Supplied material
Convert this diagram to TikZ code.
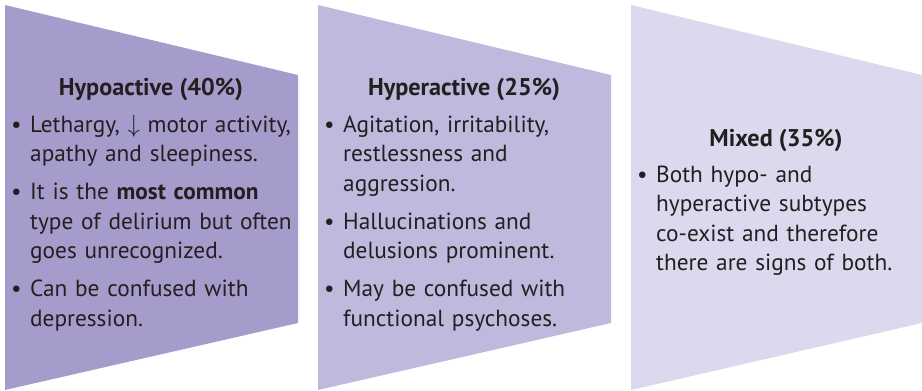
\documentclass[tikz,border=0pt]{standalone}
\usepackage{fontspec}
\setmainfont{PT Sans}
\usepackage{tikz}
\usetikzlibrary{positioning}
\definecolor{hypocol}{RGB}{165,156,204}
\definecolor{hypercol}{RGB}{190,185,221}
\definecolor{mixedcol}{RGB}{219,217,238}
\definecolor{inkdark}{RGB}{35,31,32}
\tikzset{
  panelfill/.style={draw=none},
  titletext/.style={font=\fontsize{24.2}{29.5}\selectfont\bfseries,text=inkdark,anchor=base,inner sep=0pt},
  listtext/.style={font=\fontsize{23.3}{29.5}\selectfont,text=inkdark,align=left,text width=300pt,anchor=base west,inner sep=0pt}
}
\newcommand{\bpoint}[1]{\hangindent=19pt\hangafter=1\noindent\makebox[19pt][l]{\textbullet}#1\par}
\newcommand{\bgap}{\vspace{8.5pt}}

\begin{document}
\begin{tikzpicture}[x=1pt,y=-1pt]
  \useasboundingbox (0,0) rectangle (922,391);

  %% Three tapering panels
  \fill[hypocol,panelfill]   (5,5)   -- (298,75) -- (298,323) -- (5,390)   -- cycle;
  \fill[hypercol,panelfill]  (318,5) -- (611,75) -- (611,323) -- (318,390) -- cycle;
  \fill[mixedcol,panelfill]  (631,5) -- (922,75) -- (922,323) -- (631,390) -- cycle;

  %% Hypoactive
  \node[titletext] (hypotitle) at (151,95) {Hypoactive (40\%)};
  \node[listtext] (hypolist) at (11,132) {%
    \bpoint{Lethargy, $\downarrow$ motor activity,\newline apathy and sleepiness.}\bgap
    \bpoint{It is the \textbf{most common}\newline type of delirium but often\newline goes unrecognized.}\bgap
    \bpoint{Can be confused with\newline depression.}};

  %% Hyperactive
  \node[titletext] (hypertitle) at (464,95) {Hyperactive (25\%)};
  \node[listtext] (hyperlist) at (324,132) {%
    \bpoint{Agitation, irritability,\newline restlessness and\newline aggression.}\bgap
    \bpoint{Hallucinations and\newline delusions prominent.}\bgap
    \bpoint{May be confused with\newline functional psychoses.}};

  %% Mixed
  \node[titletext] (mixedtitle) at (776,146) {Mixed (35\%)};
  \node[listtext] (mixedlist) at (637,182) {%
    \bpoint{Both hypo- and\newline hyperactive subtypes\newline co-exist and therefore\newline there are signs of both.}};
\end{tikzpicture}
\end{document}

Instructions to follow
Reproduce the data word for word, excluding its pictures.

Exercise output
Convert this diagram to TikZ code.
\documentclass[tikz,border=0pt]{standalone}
\usepackage{fontspec}
\setmainfont{PT Sans}
\usepackage{tikz}
\usetikzlibrary{positioning}
\definecolor{hypocol}{RGB}{165,156,204}
\definecolor{hypercol}{RGB}{190,185,221}
\definecolor{mixedcol}{RGB}{219,217,238}
\definecolor{inkdark}{RGB}{35,31,32}
\tikzset{
  panelfill/.style={draw=none},
  titletext/.style={font=\fontsize{24.2}{29.5}\selectfont\bfseries,text=inkdark,anchor=base,inner sep=0pt},
  listtext/.style={font=\fontsize{23.3}{29.5}\selectfont,text=inkdark,align=left,text width=300pt,anchor=base west,inner sep=0pt}
}
\newcommand{\bpoint}[1]{\hangindent=19pt\hangafter=1\noindent\makebox[19pt][l]{\textbullet}#1\par}
\newcommand{\bgap}{\vspace{8.5pt}}

\begin{document}
\begin{tikzpicture}[x=1pt,y=-1pt]
  \useasboundingbox (0,0) rectangle (922,391);

  %% Three tapering panels
  \fill[hypocol,panelfill]   (5,5)   -- (298,75) -- (298,323) -- (5,390)   -- cycle;
  \fill[hypercol,panelfill]  (318,5) -- (611,75) -- (611,323) -- (318,390) -- cycle;
  \fill[mixedcol,panelfill]  (631,5) -- (922,75) -- (922,323) -- (631,390) -- cycle;

  %% Hypoactive
  \node[titletext] (hypotitle) at (151,95) {Hypoactive (40\%)};
  \node[listtext] (hypolist) at (11,132) {%
    \bpoint{Lethargy, $\downarrow$ motor activity,\newline apathy and sleepiness.}\bgap
    \bpoint{It is the \textbf{most common}\newline type of delirium but often\newline goes unrecognized.}\bgap
    \bpoint{Can be confused with\newline depression.}};

  %% Hyperactive
  \node[titletext] (hypertitle) at (464,95) {Hyperactive (25\%)};
  \node[listtext] (hyperlist) at (324,132) {%
    \bpoint{Agitation, irritability,\newline restlessness and\newline aggression.}\bgap
    \bpoint{Hallucinations and\newline delusions prominent.}\bgap
    \bpoint{May be confused with\newline functional psychoses.}};

  %% Mixed
  \node[titletext] (mixedtitle) at (776,146) {Mixed (35\%)};
  \node[listtext] (mixedlist) at (637,182) {%
    \bpoint{Both hypo- and\newline hyperactive subtypes\newline co-exist and therefore\newline there are signs of both.}};
\end{tikzpicture}
\end{document}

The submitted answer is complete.